Lookout

UPDATED 11/19/1979 at 01:00 AM EST Originally published 11/19/1979 at 01:00 AM EST

Kristina Van Reenen, 26, has turned her cooking specialty—quiche—into eight different quick-frozen delights which she sells in her restaurant and to food suppliers throughout Maine, New Hampshire and upstate New York. The varieties, ranging from spinach to salmon, wholesale for $5 for a pie that will serve eight. Since her Bath, Maine bakery-restaurant opened two years ago, business has tripled from $80,000 to $250,000 a year. But the going wasn't always so easy for Kristina. Born in Cleveland, the daughter of an auto plant manager, she spent her early years in Buenos Aires and Montreal. Married at 17 and now divorced, she started baking whole-wheat bread in her own wood-burning stove in Maine. Her next, more ambitious baking venture failed within two years, but undaunted, she soon returned to establish Krishna's, featuring her pastries and quiches. "When I began, I knew nothing about financing, equipment, owning a building or training personnel," admits Kristina. She now has a staff of 20 to prepare pastries and quick-freeze the 2,000 quiches she bakes each month. "I've learned the hard way," she smiles. "But I've made my business work." Krishna's mind is now set on expansion. Her dream: "To see my name on a whole line of good foods sold all over the country."

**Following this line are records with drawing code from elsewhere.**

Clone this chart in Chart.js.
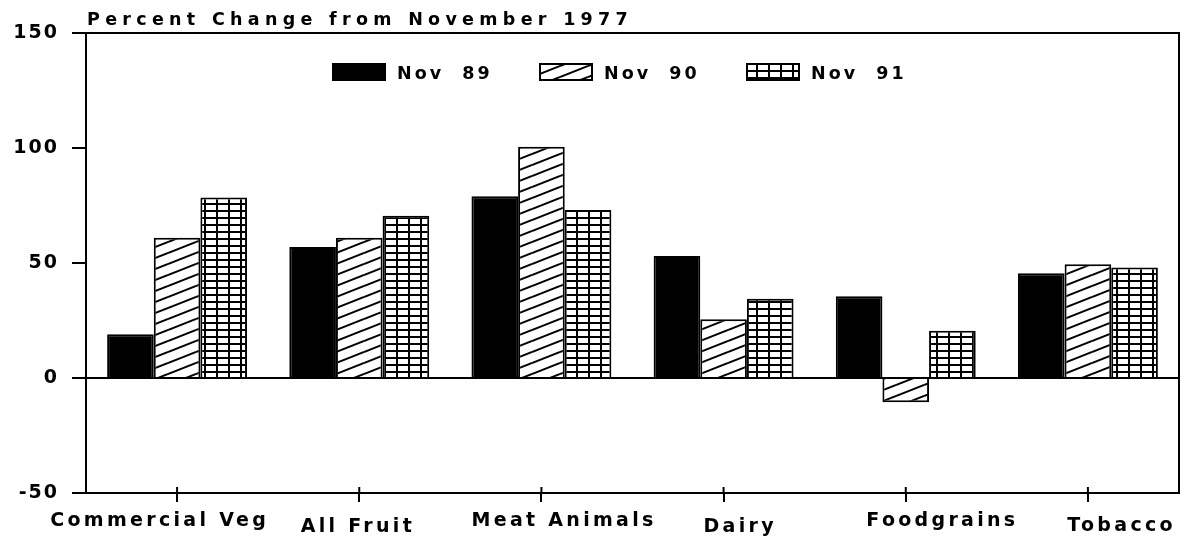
<!DOCTYPE html>
<html>
<head>
<meta charset="utf-8">
<script src="https://cdn.jsdelivr.net/npm/chart.js@4/dist/chart.umd.min.js"></script>
<style>
  html, body { margin: 0; padding: 0; background: #fff; }
  canvas { display: block; }
</style>
</head>
<body>
<canvas id="chart" width="1181" height="538"></canvas>
<script>
const categories = ['Commercial Veg', 'All Fruit', 'Meat Animals', 'Dairy', 'Foodgrains', 'Tobacco'];
const seriesNames = ['Nov  89', 'Nov  90', 'Nov  91'];
const nov89 = [19, 57, 79, 53, 35.5, 45.5];
const nov90 = [61, 61, 100.5, 25.5, -10.5, 49.5];
const nov91 = [78.5, 70.5, 73, 34.5, 20.5, 48];
const yTicks = [-50, 0, 50, 100, 150];
const titleText = 'Percent Change from November 1977';

const FONT = '"DejaVu Sans", sans-serif';
// the old plotter put the category names a little off their ticks, in two rows
const labelShift = [-19, -3, 21, 15, 35, 32];
const labelDrop = [33, 39, 33, 39, 33, 38];

function diagPattern() {
    const c = document.createElement('canvas');
    c.width = 28; c.height = 11;
    const g = c.getContext('2d');
    g.fillStyle = '#fff';
    g.fillRect(0, 0, 28, 11);
    g.strokeStyle = '#000';
    g.lineWidth = 2;
    for (const k of [-1, 0, 1]) {
        g.beginPath();
        g.moveTo(0, 11 + 11 * k);
        g.lineTo(28, 11 * k);
        g.stroke();
    }
    return g.createPattern(c, 'repeat');
}

function gridPattern() {
    const c = document.createElement('canvas');
    c.width = 12; c.height = 7;
    const g = c.getContext('2d');
    g.fillStyle = '#fff';
    g.fillRect(0, 0, 12, 7);
    g.fillStyle = '#000';
    g.fillRect(0, 0, 12, 2);
    g.fillRect(0, 0, 2, 7);
    return g.createPattern(c, 'repeat');
}

const fills = ['#000', diagPattern(), gridPattern()];

function spacedText(ctx, text, cx, y, spacing) {
    ctx.letterSpacing = spacing + 'px';
    const w = ctx.measureText(text).width - spacing;
    ctx.textAlign = 'left';
    ctx.fillText(text, cx - w / 2, y);
}

// title, frame, legend and category names drawn by hand
const decor = {
    id: 'decor',
    beforeLayout(chart) { chart.ctx.letterSpacing = '2px'; },
    beforeDraw(chart) { chart.ctx.letterSpacing = '2px'; },
    afterDraw(chart) {
        const ctx = chart.ctx;
        const a = chart.chartArea;
        const xs = chart.scales.x;
        ctx.save();
        ctx.fillStyle = '#000';
        ctx.strokeStyle = '#000';
        ctx.textBaseline = 'alphabetic';

        ctx.letterSpacing = '5.3px';
        ctx.font = 'bold 17.5px ' + FONT;
        ctx.textAlign = 'left';
        ctx.fillText(titleText, a.left + 1, 25);

        ctx.lineWidth = 2;
        ctx.beginPath();
        ctx.moveTo(a.left, a.top);
        ctx.lineTo(a.right, a.top);
        ctx.lineTo(a.right, a.bottom);
        ctx.stroke();

        // x ticks poke a little into the plot as well
        categories.forEach((c, i) => {
            const px = xs.getPixelForTick(i);
            ctx.beginPath();
            ctx.moveTo(px, a.bottom - 6);
            ctx.lineTo(px, a.bottom);
            ctx.stroke();
        });

        ctx.font = 'bold 19px ' + FONT;
        categories.forEach((c, i) => {
            spacedText(ctx, c, xs.getPixelForTick(i) + labelShift[i], a.bottom + labelDrop[i], 3.3);
        });

        ctx.letterSpacing = '3px';
        ctx.font = 'bold 17.5px ' + FONT;
        chart.data.datasets.forEach((ds, i) => {
            const x = 333 + i * 207;
            const y = 64;
            ctx.fillStyle = ds.backgroundColor;
            ctx.fillRect(x, y, 52, 16);
            ctx.strokeRect(x, y, 52, 16);
            ctx.fillStyle = '#000';
            ctx.fillText(ds.label, x + 64, y + 15);
        });
        ctx.restore();
    }
};

new Chart(document.getElementById('chart'), {
    type: 'bar',
    data: {
        labels: categories,
        datasets: [nov89, nov90, nov91].map((vals, i) => ({
            label: seriesNames[i],
            data: vals,
            backgroundColor: fills[i],
            borderColor: '#000',
            borderWidth: 2,
            categoryPercentage: 0.768,
            barPercentage: 1
        }))
    },
    options: {
        responsive: false,
        animation: false,
        devicePixelRatio: 1,
        layout: { padding: { top: 33, right: 2, left: 0, bottom: 0 } },
        plugins: {
            legend: { display: false },
            title: { display: false },
            tooltip: { enabled: false }
        },
        scales: {
            x: {
                afterFit: s => { s.height = 45; },
                grid: {
                    offset: false,
                    drawOnChartArea: false,
                    tickLength: 9,
                    tickColor: '#000',
                    lineWidth: 2
                },
                border: { color: '#000', width: 2 },
                ticks: { display: false }
            },
            y: {
                min: yTicks[0],
                max: yTicks[yTicks.length - 1],
                afterFit: s => { s.width = 86; },
                afterBuildTicks: s => { s.ticks = yTicks.map(v => ({ value: v })); },
                grid: {
                    color: c => (c.tick && c.tick.value === 0) ? '#000' : 'rgba(0,0,0,0)',
                    tickColor: '#000',
                    tickLength: 14,
                    lineWidth: 2
                },
                border: { color: '#000', width: 2 },
                ticks: {
                    color: '#000',
                    font: { family: FONT, size: 19, weight: 'bold' },
                    padding: 13
                }
            }
        }
    },
    plugins: [decor]
});
</script>
</body>
</html>
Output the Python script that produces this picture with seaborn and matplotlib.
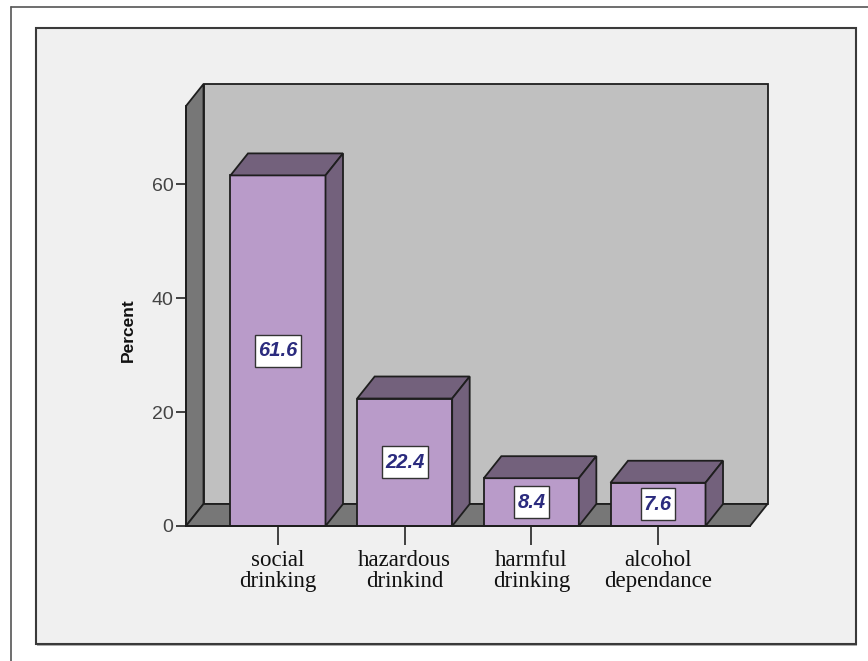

Michael Patti, 25, wheels and deals as a gold trader on the frenetic floor of the Chicago Mercantile Exchange. From 8:10 a.m. until 1:30 p.m., Patti is in the "pit" shouting his buy and sell orders above the mob of traders. During those five hours and 20 minutes, he may trade more than $80,000 worth of gold—all for his own account—and can pocket $3,000 in profits. But that's on a good day, and he admits that he loses on seven out of 10 deals and figures on netting only $70,000 this year. Brought up in an Italian neighborhood in Chicago, the son of a prominent Sicilian-American dentist, the streetwise kid was fascinated by the fast-paced action of the exchange six years ago while working as an insurance company mail clerk. "After seeing all those people running around like maniacs," he grins, "I knew the 'Merc' was for me." So he apprenticed as a clerk, then as a runner and order taker. Last April an anonymous friend (and a member of the exchange) lent Patti $115,000 to buy a seat of his own. "I'll be paying for 20 years," he shrugs. After Patti finishes a day's work he finds it comforting to return to his own home turf on Chicago's Near West Side, where his parents still live. Although Patti handles millions, he keeps a level head. "Commodity trading is a humbling business," he has found. "If you think you know it all, you're in for a big surprise."